Task to carry out ->
Take the lines of the data below from the very first through the line containing "const shadePH = [6, 9.1];" and output them exactly, pictures excluded.

Collected material ->
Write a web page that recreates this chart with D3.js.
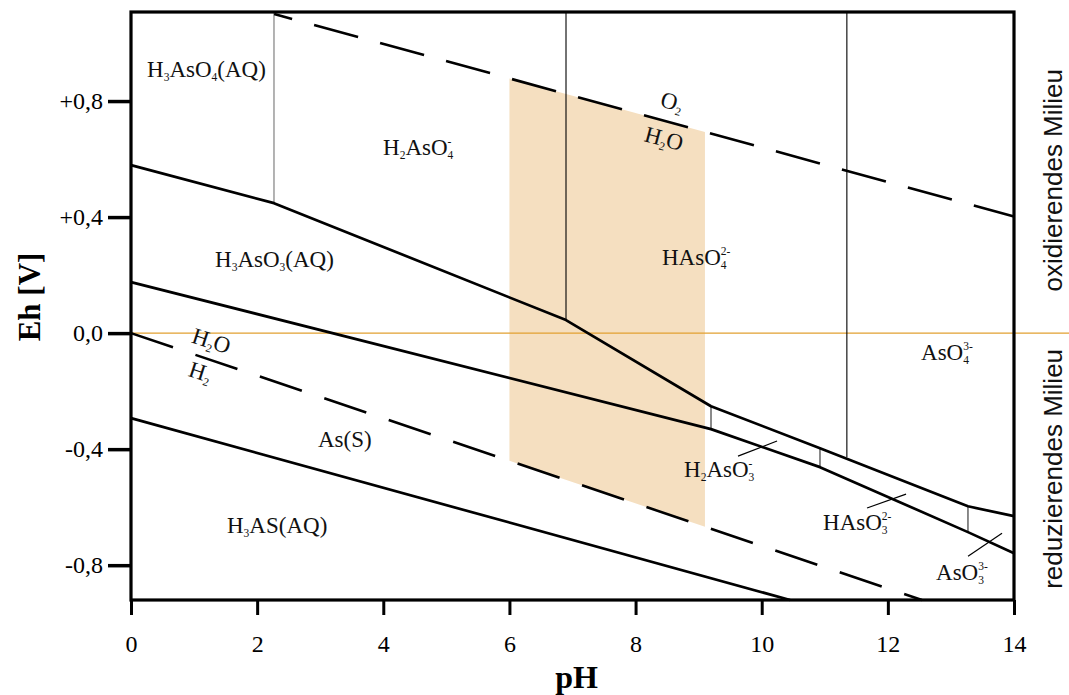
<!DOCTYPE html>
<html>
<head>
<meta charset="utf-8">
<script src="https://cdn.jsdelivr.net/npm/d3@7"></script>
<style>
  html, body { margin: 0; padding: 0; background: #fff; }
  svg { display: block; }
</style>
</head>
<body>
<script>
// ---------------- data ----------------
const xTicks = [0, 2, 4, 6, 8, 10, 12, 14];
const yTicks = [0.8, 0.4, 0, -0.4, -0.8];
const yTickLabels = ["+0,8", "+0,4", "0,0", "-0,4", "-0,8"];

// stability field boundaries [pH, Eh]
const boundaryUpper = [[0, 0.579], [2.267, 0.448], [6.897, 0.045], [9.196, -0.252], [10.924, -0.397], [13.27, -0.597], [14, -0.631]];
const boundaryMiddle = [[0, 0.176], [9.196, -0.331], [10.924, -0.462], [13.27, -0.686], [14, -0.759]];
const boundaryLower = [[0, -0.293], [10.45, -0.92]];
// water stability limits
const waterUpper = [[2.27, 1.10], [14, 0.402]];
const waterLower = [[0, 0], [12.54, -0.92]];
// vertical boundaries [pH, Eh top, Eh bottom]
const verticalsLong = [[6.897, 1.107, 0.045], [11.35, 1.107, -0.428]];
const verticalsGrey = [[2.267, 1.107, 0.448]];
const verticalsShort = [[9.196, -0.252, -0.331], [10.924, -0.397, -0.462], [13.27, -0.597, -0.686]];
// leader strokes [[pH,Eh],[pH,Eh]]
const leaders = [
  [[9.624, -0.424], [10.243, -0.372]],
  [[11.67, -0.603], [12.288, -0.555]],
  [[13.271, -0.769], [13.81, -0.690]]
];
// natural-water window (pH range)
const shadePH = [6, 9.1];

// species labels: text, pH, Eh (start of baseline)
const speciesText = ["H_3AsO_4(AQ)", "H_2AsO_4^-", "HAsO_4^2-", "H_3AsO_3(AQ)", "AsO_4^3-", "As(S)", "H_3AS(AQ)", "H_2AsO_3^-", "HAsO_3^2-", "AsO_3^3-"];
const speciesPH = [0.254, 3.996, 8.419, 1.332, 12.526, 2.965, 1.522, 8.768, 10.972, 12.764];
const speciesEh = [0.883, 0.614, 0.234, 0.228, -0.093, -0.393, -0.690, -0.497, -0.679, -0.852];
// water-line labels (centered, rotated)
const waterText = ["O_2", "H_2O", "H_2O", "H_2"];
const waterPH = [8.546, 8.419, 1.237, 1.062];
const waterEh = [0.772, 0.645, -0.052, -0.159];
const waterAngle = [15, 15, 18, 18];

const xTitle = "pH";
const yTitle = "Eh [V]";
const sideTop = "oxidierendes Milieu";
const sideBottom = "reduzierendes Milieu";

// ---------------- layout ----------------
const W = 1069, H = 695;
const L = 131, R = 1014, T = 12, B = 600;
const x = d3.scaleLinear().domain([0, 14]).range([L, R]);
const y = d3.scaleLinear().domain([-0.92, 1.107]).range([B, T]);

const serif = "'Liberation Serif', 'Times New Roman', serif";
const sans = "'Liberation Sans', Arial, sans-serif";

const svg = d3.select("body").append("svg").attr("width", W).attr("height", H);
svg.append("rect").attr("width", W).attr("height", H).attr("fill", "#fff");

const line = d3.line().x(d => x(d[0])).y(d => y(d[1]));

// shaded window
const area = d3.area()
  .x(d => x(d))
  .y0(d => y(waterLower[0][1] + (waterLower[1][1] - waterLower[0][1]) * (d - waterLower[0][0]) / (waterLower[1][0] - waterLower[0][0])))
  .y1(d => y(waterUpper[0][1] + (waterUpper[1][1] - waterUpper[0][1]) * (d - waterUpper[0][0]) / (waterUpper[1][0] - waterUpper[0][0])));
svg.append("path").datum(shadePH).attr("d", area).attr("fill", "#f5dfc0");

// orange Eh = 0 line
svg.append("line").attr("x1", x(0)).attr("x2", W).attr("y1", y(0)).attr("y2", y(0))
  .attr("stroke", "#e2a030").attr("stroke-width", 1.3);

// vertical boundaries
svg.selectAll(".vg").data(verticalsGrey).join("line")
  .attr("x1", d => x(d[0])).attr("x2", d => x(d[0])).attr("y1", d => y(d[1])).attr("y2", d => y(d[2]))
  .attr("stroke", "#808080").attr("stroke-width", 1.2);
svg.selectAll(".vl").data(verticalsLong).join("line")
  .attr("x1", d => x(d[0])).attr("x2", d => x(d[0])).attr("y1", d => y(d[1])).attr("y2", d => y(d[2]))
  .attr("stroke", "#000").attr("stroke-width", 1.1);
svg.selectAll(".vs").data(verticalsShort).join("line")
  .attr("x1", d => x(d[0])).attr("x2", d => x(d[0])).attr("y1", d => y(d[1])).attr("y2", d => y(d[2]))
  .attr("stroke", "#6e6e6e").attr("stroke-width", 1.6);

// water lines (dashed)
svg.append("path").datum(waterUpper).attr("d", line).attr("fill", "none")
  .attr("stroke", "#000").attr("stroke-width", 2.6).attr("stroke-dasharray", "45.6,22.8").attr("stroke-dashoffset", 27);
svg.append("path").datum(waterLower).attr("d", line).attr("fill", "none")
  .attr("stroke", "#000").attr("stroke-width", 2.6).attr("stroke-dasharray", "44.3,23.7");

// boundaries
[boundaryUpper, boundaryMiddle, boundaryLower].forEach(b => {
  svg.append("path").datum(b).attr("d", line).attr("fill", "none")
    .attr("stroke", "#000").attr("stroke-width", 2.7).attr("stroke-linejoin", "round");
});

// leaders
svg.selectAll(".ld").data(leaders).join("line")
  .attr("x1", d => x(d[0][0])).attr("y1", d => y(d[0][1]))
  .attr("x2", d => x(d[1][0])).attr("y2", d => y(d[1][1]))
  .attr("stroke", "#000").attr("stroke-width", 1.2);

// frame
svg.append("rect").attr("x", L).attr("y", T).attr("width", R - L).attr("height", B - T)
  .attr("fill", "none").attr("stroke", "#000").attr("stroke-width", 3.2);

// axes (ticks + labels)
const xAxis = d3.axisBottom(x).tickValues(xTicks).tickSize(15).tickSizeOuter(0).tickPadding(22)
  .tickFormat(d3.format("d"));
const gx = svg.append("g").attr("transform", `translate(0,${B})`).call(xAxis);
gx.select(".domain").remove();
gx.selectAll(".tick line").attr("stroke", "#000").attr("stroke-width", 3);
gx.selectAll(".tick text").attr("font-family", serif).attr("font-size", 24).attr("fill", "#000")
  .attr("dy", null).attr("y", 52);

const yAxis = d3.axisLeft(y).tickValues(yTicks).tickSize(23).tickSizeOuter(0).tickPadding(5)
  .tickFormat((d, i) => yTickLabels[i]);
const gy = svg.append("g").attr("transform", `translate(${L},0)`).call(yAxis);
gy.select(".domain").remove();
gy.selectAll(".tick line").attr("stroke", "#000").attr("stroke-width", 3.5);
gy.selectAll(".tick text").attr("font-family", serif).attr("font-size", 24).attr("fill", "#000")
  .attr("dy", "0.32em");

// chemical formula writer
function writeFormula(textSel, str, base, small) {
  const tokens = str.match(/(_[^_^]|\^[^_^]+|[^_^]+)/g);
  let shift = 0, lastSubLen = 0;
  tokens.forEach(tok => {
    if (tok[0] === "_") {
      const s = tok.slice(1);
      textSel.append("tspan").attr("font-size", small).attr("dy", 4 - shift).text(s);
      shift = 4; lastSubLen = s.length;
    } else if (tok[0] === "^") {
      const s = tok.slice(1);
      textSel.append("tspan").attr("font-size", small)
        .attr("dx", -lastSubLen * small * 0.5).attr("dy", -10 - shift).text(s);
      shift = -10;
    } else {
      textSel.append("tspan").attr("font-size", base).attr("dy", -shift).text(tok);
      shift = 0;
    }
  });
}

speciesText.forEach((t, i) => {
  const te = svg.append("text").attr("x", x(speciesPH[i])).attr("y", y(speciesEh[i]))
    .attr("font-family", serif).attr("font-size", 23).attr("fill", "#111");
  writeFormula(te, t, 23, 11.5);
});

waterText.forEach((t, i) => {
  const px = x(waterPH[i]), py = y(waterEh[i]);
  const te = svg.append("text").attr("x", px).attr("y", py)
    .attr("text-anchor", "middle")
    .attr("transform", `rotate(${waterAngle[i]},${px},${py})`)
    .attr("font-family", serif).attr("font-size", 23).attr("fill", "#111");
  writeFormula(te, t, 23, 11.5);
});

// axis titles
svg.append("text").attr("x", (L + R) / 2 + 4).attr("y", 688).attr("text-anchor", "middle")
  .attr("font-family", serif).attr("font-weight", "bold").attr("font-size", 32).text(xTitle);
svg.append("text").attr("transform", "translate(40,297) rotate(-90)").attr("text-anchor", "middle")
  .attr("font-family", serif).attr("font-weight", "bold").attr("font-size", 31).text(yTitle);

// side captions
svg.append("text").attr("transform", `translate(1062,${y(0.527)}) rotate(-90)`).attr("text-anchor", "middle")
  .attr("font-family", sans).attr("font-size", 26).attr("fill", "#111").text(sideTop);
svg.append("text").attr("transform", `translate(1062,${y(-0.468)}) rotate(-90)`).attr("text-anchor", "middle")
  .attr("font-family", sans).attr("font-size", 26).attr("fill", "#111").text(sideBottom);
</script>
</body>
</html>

Response to the task ->
Write a web page that recreates this chart with D3.js.
<!DOCTYPE html>
<html>
<head>
<meta charset="utf-8">
<script src="https://cdn.jsdelivr.net/npm/d3@7"></script>
<style>
  html, body { margin: 0; padding: 0; background: #fff; }
  svg { display: block; }
</style>
</head>
<body>
<script>
// ---------------- data ----------------
const xTicks = [0, 2, 4, 6, 8, 10, 12, 14];
const yTicks = [0.8, 0.4, 0, -0.4, -0.8];
const yTickLabels = ["+0,8", "+0,4", "0,0", "-0,4", "-0,8"];

// stability field boundaries [pH, Eh]
const boundaryUpper = [[0, 0.579], [2.267, 0.448], [6.897, 0.045], [9.196, -0.252], [10.924, -0.397], [13.27, -0.597], [14, -0.631]];
const boundaryMiddle = [[0, 0.176], [9.196, -0.331], [10.924, -0.462], [13.27, -0.686], [14, -0.759]];
const boundaryLower = [[0, -0.293], [10.45, -0.92]];
// water stability limits
const waterUpper = [[2.27, 1.10], [14, 0.402]];
const waterLower = [[0, 0], [12.54, -0.92]];
// vertical boundaries [pH, Eh top, Eh bottom]
const verticalsLong = [[6.897, 1.107, 0.045], [11.35, 1.107, -0.428]];
const verticalsGrey = [[2.267, 1.107, 0.448]];
const verticalsShort = [[9.196, -0.252, -0.331], [10.924, -0.397, -0.462], [13.27, -0.597, -0.686]];
// leader strokes [[pH,Eh],[pH,Eh]]
const leaders = [
  [[9.624, -0.424], [10.243, -0.372]],
  [[11.67, -0.603], [12.288, -0.555]],
  [[13.271, -0.769], [13.81, -0.690]]
];
// natural-water window (pH range)
const shadePH = [6, 9.1];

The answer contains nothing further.